Each day, I look down to see my small breasts where they usually are, the poke of my stomach, and these familiar skinny feet. And I remember it’s not just a dream, it is real, and this is who I am. I am a woman now, and not a new one either. I am twenty-seven, and I constantly monitor my progress and my understanding of my role. I should have the ropes of things by now, at least, that’s what I’d imagined when I was younger.
Twenty-seven seemed ripe and regal once upon a time, and though so much has happened, much of it, (most of it,) wasn’t what I’d predicted. I thought growing up would be a steady and smooth rise upward, I thought time would pass like music, and I would extend myself upward and outward, softly swaying and bending with each new day. I would gracefully unfold myself like a flower.
Today, I am not sure what I am, but I am certain I am not a delicate flower. And I am not sure I’ve made it here unscathed, without the evidence or chemical damages of what I’ve gone through on the way. I am not sure of where I start and end, and I hardly know what colors I am, much less the ones I will become. If I am a flower, what is my smell? My taste? My symbolism? Again, I am not sure I’ve made it here in one piece. I am not sure I’m anything to pluck up and put in Nana’s vase, not even the kitchen counter. No—I am something more mangled than that. I seem to have turned into something else.
What I’ve come to be, I wonder every day. I used to believe I was more pliable than this. I thought I could be flexible, fluid, always optimistic enough.
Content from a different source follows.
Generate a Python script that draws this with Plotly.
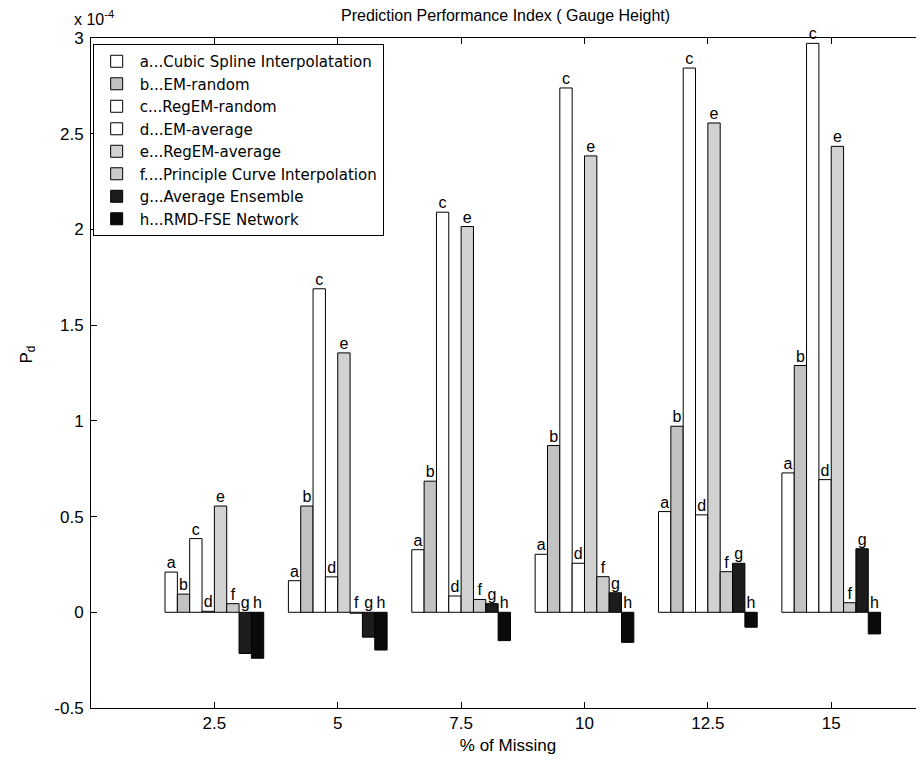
import plotly.graph_objects as go

# ---- data (values in units of 1e-4) ----
pct_missing = [2.5, 5, 7.5, 10, 12.5, 15]
x_tick_text = ["2.5", "5", "7.5", "10", "12.5", "15"]
series_letters = ["a", "b", "c", "d", "e", "f", "g", "h"]
series_names = [
    "a...Cubic Spline Interpolatation",
    "b...EM-random",
    "c...RegEM-random",
    "d...EM-average",
    "e...RegEM-average",
    "f....Principle Curve Interpolation",
    "g...Average Ensemble",
    "h...RMD-FSE Network",
]
vals_a = [0.21, 0.165, 0.327, 0.303, 0.526, 0.728]
vals_b = [0.095, 0.555, 0.685, 0.871, 0.972, 1.289]
vals_c = [0.385, 1.69, 2.09, 2.739, 2.843, 2.972]
vals_d = [0.005, 0.185, 0.085, 0.256, 0.509, 0.693]
vals_e = [0.555, 1.355, 2.015, 2.384, 2.556, 2.434]
vals_f = [0.045, -0.005, 0.067, 0.186, 0.212, 0.05]
vals_g = [-0.215, -0.13, 0.045, 0.102, 0.256, 0.332]
vals_h = [-0.24, -0.197, -0.148, -0.157, -0.078, -0.113]
all_vals = [vals_a, vals_b, vals_c, vals_d, vals_e, vals_f, vals_g, vals_h]

y_tick_vals = [-0.5, 0, 0.5, 1, 1.5, 2, 2.5, 3]
y_tick_text = ["-0.5", "0", "0.5", "1", "1.5", "2", "2.5", "3"]

# ---- styles ----
fills = ["#ffffff", "#c2c2c2", "#ffffff", "#ffffff", "#d2d2d2", "#cbcbcb", "#1c1c1c", "#0a0a0a"]
FONT = "Liberation Sans, Arial, Helvetica, sans-serif"
LEG_FONT = "DejaVu Sans, Liberation Sans, sans-serif"

fig = go.Figure()
for name, vals, col in zip(series_names, all_vals, fills):
    fig.add_trace(go.Bar(
        x=pct_missing, y=vals, name=name,
        marker=dict(color=col, line=dict(color="black", width=1)),
    ))

# letter labels above each bar (above the baseline for negative bars)
group_width = 2.5 * 0.8
bar_w = group_width / len(series_letters)
for i, (letter, vals) in enumerate(zip(series_letters, all_vals)):
    off = (i - (len(series_letters) - 1) / 2) * bar_w
    fig.add_trace(go.Scatter(
        x=[p + off for p in pct_missing],
        y=[max(v, 0) for v in vals],
        mode="text", text=[letter] * len(vals),
        textposition="top center",
        textfont=dict(size=16, color="black", family=FONT),
        showlegend=False, hoverinfo="skip", cliponaxis=False,
    ))

fig.update_layout(
    width=917, height=747,
    margin=dict(l=83, r=0, t=30, b=47),
    paper_bgcolor="white", plot_bgcolor="white",
    barmode="group", bargap=0.2, bargroupgap=0,
    font=dict(family=FONT, size=17, color="black"),
    showlegend=True,
    legend=dict(
        x=0.002, y=0.991, xanchor="left", yanchor="top",
        bgcolor="white", bordercolor="black", borderwidth=1,
        font=dict(size=15, family=LEG_FONT), tracegroupgap=0,
        itemwidth=36,
    ),
    xaxis=dict(
        range=[0, 16.9], tickvals=pct_missing, ticktext=x_tick_text,
        ticks="inside", ticklen=6, tickcolor="black",
        showline=True, linecolor="black", linewidth=1, mirror="ticks",
        showgrid=False, zeroline=False,
        title=dict(text="% of Missing", font=dict(size=17), standoff=6),
        tickfont=dict(size=17), automargin=False,
    ),
    yaxis=dict(
        range=[-0.5, 3], tickvals=y_tick_vals, ticktext=y_tick_text,
        ticks="inside", ticklen=6, tickcolor="black",
        showline=True, linecolor="black", linewidth=1, mirror="ticks",
        showgrid=False, zeroline=False, ticklabelstandoff=3,
        tickfont=dict(size=17), automargin=False,
    ),
    annotations=[
        dict(text="Prediction Performance Index ( Gauge Height)", xref="paper", yref="paper",
             x=0.497, y=1.033, xanchor="center", yanchor="middle", showarrow=False,
             font=dict(size=16)),
        dict(text="x 10<sup>-4</sup>", xref="paper", yref="paper",
             x=-0.023, y=1.012, xanchor="left", yanchor="bottom", showarrow=False,
             font=dict(size=16)),
        dict(text="P<sub>d</sub>", xref="paper", yref="paper",
             x=-0.076, y=0.527, xanchor="center", yanchor="middle", showarrow=False,
             textangle=-90, font=dict(size=17)),
    ],
)

fig.write_html("out.html")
Now I don’t like what I see, and I have to bicker with it about leaving. I am not always in optimal control of what startles me, stings me, or soothes me. Some parts of myself are still resistant to change, even though I have decided they are not good. I’ve made survival habits that are outliving the circumstances that warranted them. I am understanding now how deep impressions can go—how deep they’d gone within me. I take a magnifying glass and a razor blade and I try to find the problem. In the belly of one problem, there is another. A mess is a mess is a mess, and layer upon layer, I must have tumbled here.
I should have this figured out by now. Miss Ripe and Regal, tell me—is loving as easy as you imagined? And are you that idealization in the sparkled thought cloud above your six year old head? Well, you are missing the briefcase and pencil skirt, but you do own heels. Sure, you only wear them for birthday pictures, but they signify some womanhood, right? And you are beautiful. But your body is anxious, and you regularly consider yourself a terrible creature. Why? Are you beautiful or not? You don’t seem to have decided yet. Sure, you own a vehicle and you’ve written a check, but was this the freedom you’d always imagined?
Each day I look down at my small breasts, sitting where they usually are, the small poke of my stomach, my skinny feet. Each day I remember that I am a woman now, no longer a girl. The things I dream about matter, and not in the important sense, but in the sense that it must make sense. I have to reel it in, stop shooting for “the stars,” and start shooting for a certification, a tax bracket, or a title. In the mirror, there is a terrified woman undecided, misunderstood. I look at her square in the eyes, and I say, “you need to cement things.”
I continue to see the gigantic space between the beautiful idea still high on the mental shelf and the flawed prototype that stands before me.
I should have the hang of things by now. But, my mornings are often started in a tired, heavy body. Sometimes it is only the promise of coffee that pulls me from the bed. I begin over and over again, with the lists and the journals, the books and the routines. I have been teaching myself new things, like patience and rest. I have given myself new rules, new protocols. And I have decided, I don’t always want to be studious and eloquent. I like to remember the joy of being playful. I felt like a little girl when I started painting again.
All the while, I grow ripe. I am redefining regal. My accomplishments were sweeter in theory, I admit. But, I always thought they meant more than they did. I have learned a thousand human qualities my child self never knew existed or were needed. I’ve seen myself transform in the harshest of seasons. I have been strong for myself, and others. I’ve spent time easing tension in the reflection. I continue to wash my wounds with forgiveness, they grow smaller and then break open all over again. So I practice my patience, and I practice my rest. I feed the indecisions faith.
Twenty-seven, I admire your heart. There are somethings I never knew to want, but I’m so thankful to find. This pitiful honesty that goes down to the bone marrow, this warm radiation of love, this strange, quiet strength. I know that even when it has been misunderstood, it is divine genetic code. I harvest this in myself as a way to live forever; Sap of my soul. Over and over again, I know I must be brave, I must leave it on the page.
And so, no—I am not the idealization, I am not the dream.
Indeed, I have turned into something else.
I look lovingly at that which I cannot quite define.
I say, “maybe you are not finished yet, but so far, you have done well.”